▸ **DATA LINES**:
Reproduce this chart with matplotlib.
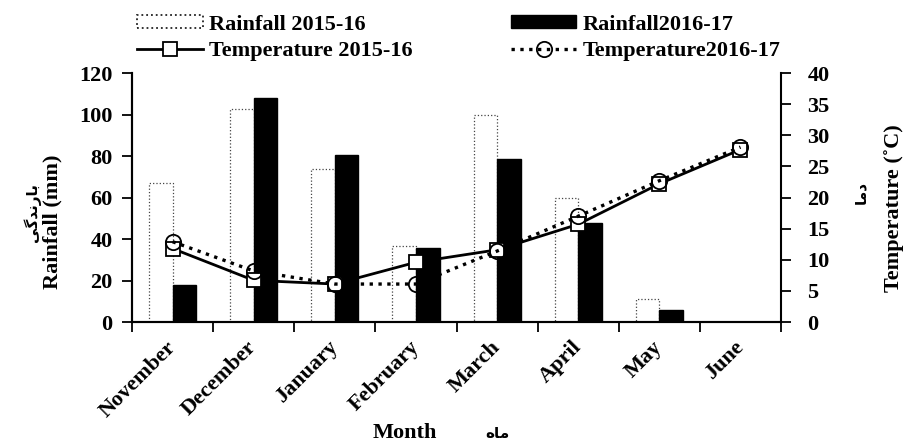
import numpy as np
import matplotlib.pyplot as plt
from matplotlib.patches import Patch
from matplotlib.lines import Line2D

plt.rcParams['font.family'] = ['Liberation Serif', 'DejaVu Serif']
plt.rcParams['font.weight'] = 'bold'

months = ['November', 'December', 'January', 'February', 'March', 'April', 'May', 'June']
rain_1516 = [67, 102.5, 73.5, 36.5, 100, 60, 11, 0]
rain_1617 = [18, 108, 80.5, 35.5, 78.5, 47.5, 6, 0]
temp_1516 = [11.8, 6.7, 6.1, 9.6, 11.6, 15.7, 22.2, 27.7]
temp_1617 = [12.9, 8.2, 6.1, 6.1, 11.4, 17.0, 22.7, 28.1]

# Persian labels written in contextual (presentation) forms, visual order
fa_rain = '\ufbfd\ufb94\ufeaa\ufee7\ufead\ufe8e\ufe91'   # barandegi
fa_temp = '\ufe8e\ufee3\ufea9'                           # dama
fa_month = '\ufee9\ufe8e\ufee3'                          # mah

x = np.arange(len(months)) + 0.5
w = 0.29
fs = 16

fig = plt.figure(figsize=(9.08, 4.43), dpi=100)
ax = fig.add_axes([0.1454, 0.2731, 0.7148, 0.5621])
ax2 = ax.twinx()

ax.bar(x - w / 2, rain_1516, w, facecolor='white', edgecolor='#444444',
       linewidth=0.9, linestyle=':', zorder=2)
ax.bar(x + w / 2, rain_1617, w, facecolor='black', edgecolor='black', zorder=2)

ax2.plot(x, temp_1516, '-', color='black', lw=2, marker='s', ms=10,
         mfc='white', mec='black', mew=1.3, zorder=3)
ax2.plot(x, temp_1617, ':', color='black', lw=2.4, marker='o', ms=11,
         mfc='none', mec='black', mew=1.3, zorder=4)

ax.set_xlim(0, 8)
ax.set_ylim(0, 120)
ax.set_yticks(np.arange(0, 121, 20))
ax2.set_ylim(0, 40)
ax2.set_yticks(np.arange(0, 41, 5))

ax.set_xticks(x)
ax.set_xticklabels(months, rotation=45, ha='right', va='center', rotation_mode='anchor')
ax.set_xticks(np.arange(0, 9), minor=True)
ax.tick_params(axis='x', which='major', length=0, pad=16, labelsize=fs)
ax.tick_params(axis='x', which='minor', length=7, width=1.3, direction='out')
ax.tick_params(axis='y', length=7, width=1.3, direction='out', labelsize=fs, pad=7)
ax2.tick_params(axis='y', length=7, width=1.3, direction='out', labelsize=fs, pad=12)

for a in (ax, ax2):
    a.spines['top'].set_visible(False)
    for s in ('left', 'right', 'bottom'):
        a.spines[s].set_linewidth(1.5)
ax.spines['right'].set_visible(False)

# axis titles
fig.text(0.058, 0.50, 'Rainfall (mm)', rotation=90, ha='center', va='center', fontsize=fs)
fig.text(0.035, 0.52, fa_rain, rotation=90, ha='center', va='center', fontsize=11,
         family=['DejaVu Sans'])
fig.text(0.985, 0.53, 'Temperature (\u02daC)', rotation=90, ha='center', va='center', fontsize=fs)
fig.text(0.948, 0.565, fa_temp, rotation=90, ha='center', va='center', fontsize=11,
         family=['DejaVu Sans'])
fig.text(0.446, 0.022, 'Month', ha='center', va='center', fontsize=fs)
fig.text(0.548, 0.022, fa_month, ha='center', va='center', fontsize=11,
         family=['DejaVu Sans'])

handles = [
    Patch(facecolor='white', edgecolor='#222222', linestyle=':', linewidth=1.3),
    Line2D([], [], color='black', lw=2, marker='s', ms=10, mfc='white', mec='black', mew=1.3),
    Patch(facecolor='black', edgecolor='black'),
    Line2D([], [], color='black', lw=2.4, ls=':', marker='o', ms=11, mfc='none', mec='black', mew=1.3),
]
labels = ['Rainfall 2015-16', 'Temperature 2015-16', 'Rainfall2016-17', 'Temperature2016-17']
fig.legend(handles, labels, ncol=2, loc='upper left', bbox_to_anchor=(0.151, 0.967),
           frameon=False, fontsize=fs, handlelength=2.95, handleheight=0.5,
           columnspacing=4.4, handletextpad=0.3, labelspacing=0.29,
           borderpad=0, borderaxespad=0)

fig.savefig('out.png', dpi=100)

▸ **THE REQUEST**: Copy every line of the data exactly as written, excluding the pictures.

▸ **ANSWER TO THIS PROBLEM**:
Reproduce this chart with matplotlib.
import numpy as np
import matplotlib.pyplot as plt
from matplotlib.patches import Patch
from matplotlib.lines import Line2D

plt.rcParams['font.family'] = ['Liberation Serif', 'DejaVu Serif']
plt.rcParams['font.weight'] = 'bold'

months = ['November', 'December', 'January', 'February', 'March', 'April', 'May', 'June']
rain_1516 = [67, 102.5, 73.5, 36.5, 100, 60, 11, 0]
rain_1617 = [18, 108, 80.5, 35.5, 78.5, 47.5, 6, 0]
temp_1516 = [11.8, 6.7, 6.1, 9.6, 11.6, 15.7, 22.2, 27.7]
temp_1617 = [12.9, 8.2, 6.1, 6.1, 11.4, 17.0, 22.7, 28.1]

# Persian labels written in contextual (presentation) forms, visual order
fa_rain = '\ufbfd\ufb94\ufeaa\ufee7\ufead\ufe8e\ufe91'   # barandegi
fa_temp = '\ufe8e\ufee3\ufea9'                           # dama
fa_month = '\ufee9\ufe8e\ufee3'                          # mah

x = np.arange(len(months)) + 0.5
w = 0.29
fs = 16

fig = plt.figure(figsize=(9.08, 4.43), dpi=100)
ax = fig.add_axes([0.1454, 0.2731, 0.7148, 0.5621])
ax2 = ax.twinx()

ax.bar(x - w / 2, rain_1516, w, facecolor='white', edgecolor='#444444',
       linewidth=0.9, linestyle=':', zorder=2)
ax.bar(x + w / 2, rain_1617, w, facecolor='black', edgecolor='black', zorder=2)

ax2.plot(x, temp_1516, '-', color='black', lw=2, marker='s', ms=10,
         mfc='white', mec='black', mew=1.3, zorder=3)
ax2.plot(x, temp_1617, ':', color='black', lw=2.4, marker='o', ms=11,
         mfc='none', mec='black', mew=1.3, zorder=4)

ax.set_xlim(0, 8)
ax.set_ylim(0, 120)
ax.set_yticks(np.arange(0, 121, 20))
ax2.set_ylim(0, 40)
ax2.set_yticks(np.arange(0, 41, 5))

ax.set_xticks(x)
ax.set_xticklabels(months, rotation=45, ha='right', va='center', rotation_mode='anchor')
ax.set_xticks(np.arange(0, 9), minor=True)
ax.tick_params(axis='x', which='major', length=0, pad=16, labelsize=fs)
ax.tick_params(axis='x', which='minor', length=7, width=1.3, direction='out')
ax.tick_params(axis='y', length=7, width=1.3, direction='out', labelsize=fs, pad=7)
ax2.tick_params(axis='y', length=7, width=1.3, direction='out', labelsize=fs, pad=12)

for a in (ax, ax2):
    a.spines['top'].set_visible(False)
    for s in ('left', 'right', 'bottom'):
        a.spines[s].set_linewidth(1.5)
ax.spines['right'].set_visible(False)

# axis titles
fig.text(0.058, 0.50, 'Rainfall (mm)', rotation=90, ha='center', va='center', fontsize=fs)
fig.text(0.035, 0.52, fa_rain, rotation=90, ha='center', va='center', fontsize=11,
         family=['DejaVu Sans'])
fig.text(0.985, 0.53, 'Temperature (\u02daC)', rotation=90, ha='center', va='center', fontsize=fs)
fig.text(0.948, 0.565, fa_temp, rotation=90, ha='center', va='center', fontsize=11,
         family=['DejaVu Sans'])
fig.text(0.446, 0.022, 'Month', ha='center', va='center', fontsize=fs)
fig.text(0.548, 0.022, fa_month, ha='center', va='center', fontsize=11,
         family=['DejaVu Sans'])

handles = [
    Patch(facecolor='white', edgecolor='#222222', linestyle=':', linewidth=1.3),
    Line2D([], [], color='black', lw=2, marker='s', ms=10, mfc='white', mec='black', mew=1.3),
    Patch(facecolor='black', edgecolor='black'),
    Line2D([], [], color='black', lw=2.4, ls=':', marker='o', ms=11, mfc='none', mec='black', mew=1.3),
]
labels = ['Rainfall 2015-16', 'Temperature 2015-16', 'Rainfall2016-17', 'Temperature2016-17']
fig.legend(handles, labels, ncol=2, loc='upper left', bbox_to_anchor=(0.151, 0.967),
           frameon=False, fontsize=fs, handlelength=2.95, handleheight=0.5,
           columnspacing=4.4, handletextpad=0.3, labelspacing=0.29,
           borderpad=0, borderaxespad=0)

fig.savefig('out.png', dpi=100)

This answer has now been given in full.